De intérprete a creador: el salto al departamento creativo
Calle 42 marcó el cierre de una etapa y el inicio de otra. Después de aquella experiencia seguí dando clases, tomando cuantas podía encontrar, pues en ese tiempo no existía un sitio ni academia que ofreciera una formación integral en teatro musical. Sin embargo, llegó un momento en que decidí poner un alto total a mi vida teatral y regresar a mi campo de sistemas para preparar mi titulación. Había mucha presión familiar al respecto. Durante esos años trabajé en sistemas en Televisa y en Nissan Mexicana.
No abandoné del todo las artes: continué dando clases de tap en la Academia de Lindavista, entre otras actividades que detallaré en el capítulo sobre la docencia. Pero mi camino en el escenario quedó en pausa durante cinco años.
Un día, nos reunimos cuatro amigos soñadores y sobre la mesa surgió una idea: ¿por qué no convertirnos en creadores de nuestro propio trabajo y traer un musical a México? La propuesta nos pareció tan natural como emocionante. Ana María hizo la selección del musical, conseguimos el dinero para pagar el anticipo de derechos y, como conocíamos a todos los que trabajaban en teatro, armar el equipo no fue tan complicado.
Viajamos a Nueva York —mi primer viaje a esa ciudad— para comprar los derechos y acudir a la Biblioteca de Nueva York a investigar por qué la obra que queríamos montar no había durado o en qué había fallado. Nos permitieron ver el video de la puesta en escena, pero solo podíamos entrar con una hoja de papel en blanco y un lápiz.
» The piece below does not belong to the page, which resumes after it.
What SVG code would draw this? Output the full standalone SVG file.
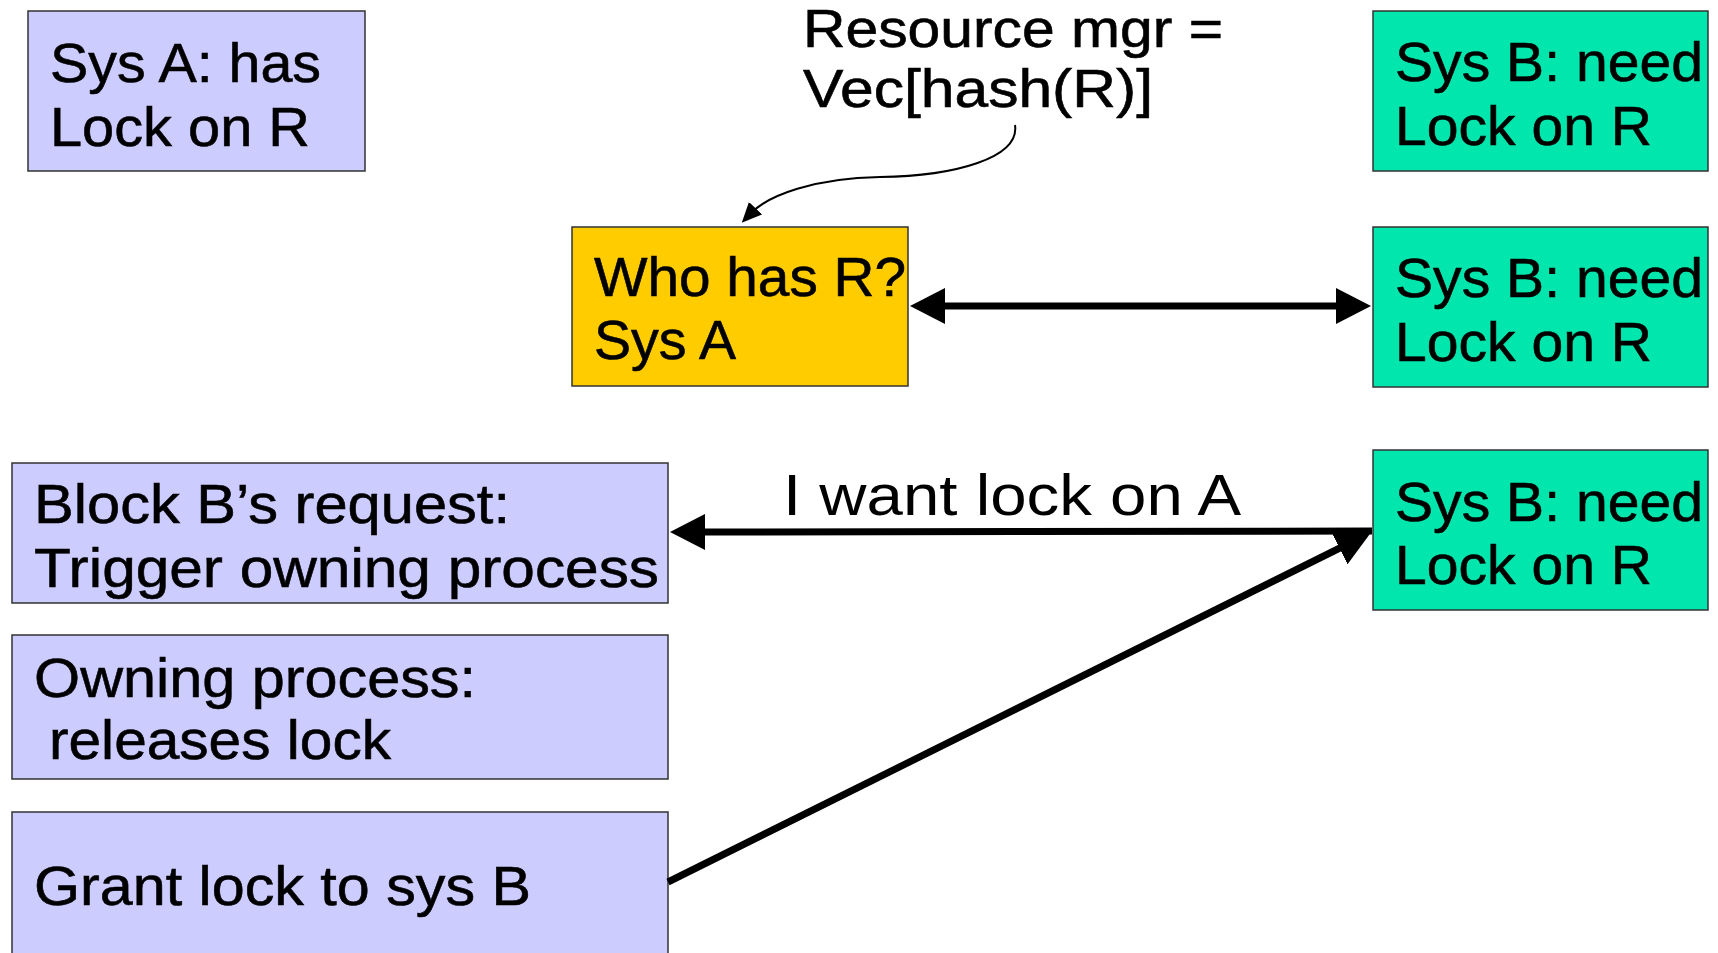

Juntamos toda la información posible y aprovechamos para nutrirnos viendo muchos musicales.
Entre ellos, Crazy for You. Quedé impresionado, extasiado y entusiasmado al ver un espectáculo tan preciso: el audio, la escenografía, las coreografías… todo era redondo. Lo vimos dos veces en aquel viaje y regresamos cargados de vitalidad y energía, con todo lo necesario para analizar el proyecto y lanzarnos como “gorda en tobogán”. Y así lo hicimos.
Menciono Crazy for You porque años después tendría la fortuna de ser llamado por Fela Fábregas, con quien iniciaría toda una trayectoria llena de vivencias y experiencias. Pero antes de eso, estos cuatro amigos nos enfrentamos a nuestro primer gran proyecto: Cantando bajo la lluvia.